Even worse off than the self-employed with on-the-books income, and thus captured by Bureau of Economic Analysis data, are the interns, working for nothing for a period of time in the hopes of getting a job (or at least a self-employment check) later. These are the people who have to come up with more in tax dollars, or cope with cuts in public services, to pay for the rising cost of public employees.
In New York City, moreover, these less well off young private sector workers tend not to benefit from public housing, rent regulated housing, Mitchell-Lama housing, or owner-occupied housing purchased years ago at lower prices and benefitting from a lower property tax rate. So they are the ones squeezed by New York City’s soaring market rate rents. In this trend, as well, the rest of the country, though behind NYC, is starting to catch up. According to the Wall Street Journal
http://www.wsj.com/articles/rising-rents-outpace-wages-in-wide-swaths-of-the-u-s-1438117026
“The cost of renting a home is rising faster than wages across wide swaths of the country, a problem that has become especially acute in the past year, putting a big squeeze on many household budgets.
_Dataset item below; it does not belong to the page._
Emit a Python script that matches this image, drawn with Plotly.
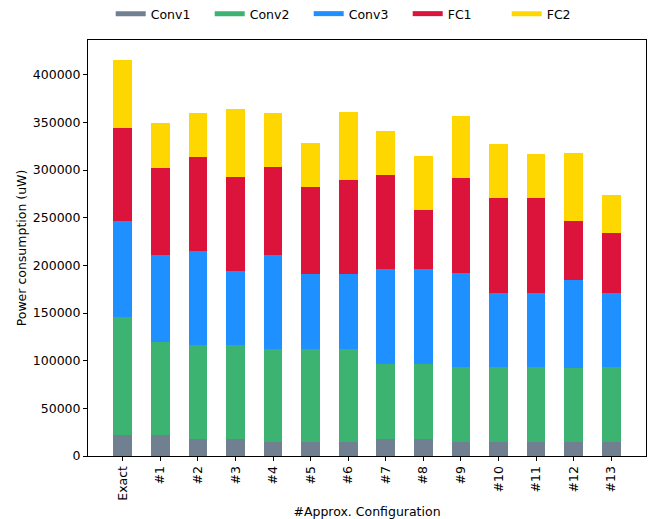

The situation is particularly noticeable in long-pricey areas across the West and in big cities like New York, where the average household pays more than 40% of its gross income for rent, according to online real-estate database Zillow. But rising prices also have spilled over into cities like Denver, Atlanta and Nashville. Much of the problem is attributable to simple supply and demand. The job market has improved and millennials are entering the labor pool in force, boosting household formation. But in a structural shift for the real-estate market, new households are much more likely to be renters than buyers.”
Those in younger generations know they are poorer, and they can’t afford the operating and commuter costs of Generation Greed’s costly far-flung McMansions and SUVs. (Generation Greed couldn’t afford them either, but is seeking ways to make those coming after pay). So they try to adjust by living with less, packing into smaller spaces in closer locations. But as I noted here
https://larrylittlefield.wordpress.com/2014/11/23/the-new-urban-crisis/
there aren’t enough economically viable urban locations to go around. And many cities and streetcar suburbs are burdened with high taxes and inferior public services as a result of debts and pension obligations left behind by those who cashed in and moved out. Including NYC.
So the real estate industry and the public sector special interests keep squeezing New York City’s serfs on the cost of living side, even as employers keep squeezing the wage and benefit side, with no end is sight. They are insatiable, with empathy, and incapable even of enlightened, low-term self-interest – which takes other people’s interests into account if only to prevent a backlash. Only their control of the politicians and the media prevents the serfs from realizing what is going on, and the backlash from occurring.
So why is there no fiscal crisis in New York City? Because of another bubble on Wall Street.
The Financial Activities sector is less and less important to the city’s economy. It accounted for 10.9% of private sector wage and salary workers in Downstate NY in 2014, down from 13.1% in 2000. And, as mentioned, many who hold those jobs in NY are residents of NJ and Connecticut. At the same time, however, this sector is nearly as important as before for the city and state tax base. It accounted for 29.1% of private sector payroll in 2014, down only slightly from the 30.7% in the year 2001.
Yet another bubble is allowing Wall Street to rip off the world, and that is limiting the damage from the way the political/union class ripping off the serfs. For now. It is only when asset prices correct back to normal that the reality will be exposed.